Suite à ce rappel à l’ordre, 17 constructeurs (dont BYD) ont promis de payer leurs fournisseurs sous 60 jours, alors que les délais peuvent souvent dépasser les 250 jours. Jusqu’à présent, les constructeurs avaient pour habitude de retarder les paiements afin de pouvoir utiliser ces fonds pour financer leur guerre des prix. Cependant, cette pratique a causé d’importants problèmes de trésorerie pour les fournisseurs, qui ont vu leurs marges fondre à leur tour… L’année dernière, BYD aurait déjà prié ses fournisseurs de réduire leurs prix de 10%, causant un certain mécontentement au sein de l’industrie.
Si cette promesse collective des principaux constructeurs automobiles représente le premier résultat concret des efforts entrepris par les autorités chinoises pour réglementer l’industrie automobile, le doute subsiste sur la capacité de certains à honorer leur promesse, étant donné leurs difficultés financières.

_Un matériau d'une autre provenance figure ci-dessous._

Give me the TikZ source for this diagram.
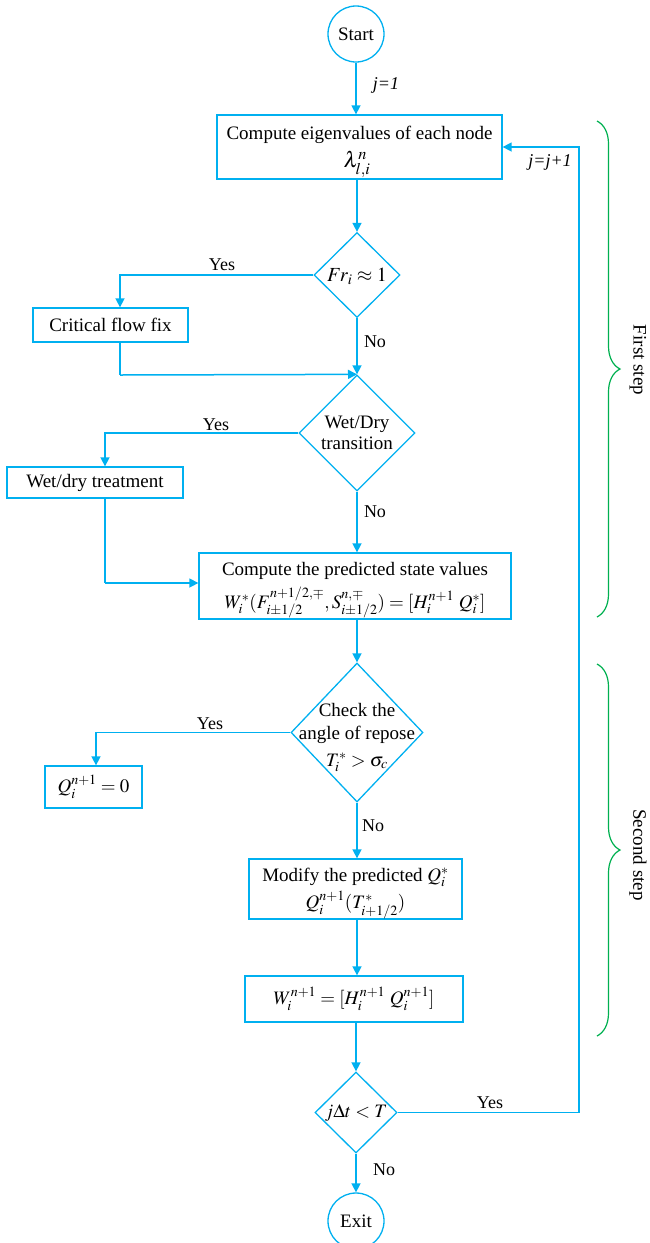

Pour rappel, seuls 3 constructeurs sur la cinquantaine en activité dégagent des bénéfices (BYD, Li Auto, rival direct de Tesla, et Seres, mieux connu pour sa marque Aito).
Cette guerre des prix, si elle perdure, pourrait poser plusieurs problèmes aux constructeurs. Tout d’abord, ils pourraient être contraints de réduire leurs investissements dans la recherche et le développement, ce qui pourrait nuire à leur capacité d’innovation et donc in fine, à leur compétitivité. Ensuite, en tirant sans cesse les prix vers le bas, ils pourraient avoir du mal à maintenir la qualité de production, ce qui risque de compromettre la sécurité de leurs véhicules. Enfin, des réductions incessantes pourraient nuire à leur image de marque, en Chine mais aussi à l’international, au moment où les modèles de BYD, Geely, Zeekr et Xpeng commencent à peine à se faire une place sur les marchés étrangers.
Même si l’Etat semble déterminé à calmer le jeu, les constructeurs, eux, sont plus pessimistes. Dans une interview donnée fin mai, le PDG et cofondateur de la startup EV Xpeng, He Xiaopeng, a affirmé que « la guerre des prix n’a pas encore atteint son apogée » et que « la concurrence deviendra plus intense dans les cinq prochaines années ». « Ce n’est qu’un avant-goût de ce qui va arriver », a-t-il ajouté. Le dirigeant fait allusion à une inéluctable concentration du marché, impliquant la disparition de dizaines d’acteurs. Dans 10 ans, seuls 7 constructeurs sur les 50 présents sur le marché aujourd’hui, existeront encore, prédit He Xiaopeng.
Si Pékin semble voir ce scénario d’un bon œil, les gouvernements locaux ont, eux, beaucoup à perdre à voir leur poulain qu’ils ont subventionné pendant des années, disparaître… Toutefois, ces derniers auront beau freiner des quatre fers (ou plutôt des quatre roues), ils ne feront que retarder l’inéluctable, la consolidation du marché représentant la voie idéale vers des bénéfices industriels durables, des salaires plus élevés pour les travailleurs, une consommation intérieure plus importante et des relations commerciales plus sereines avec les partenaires étrangers.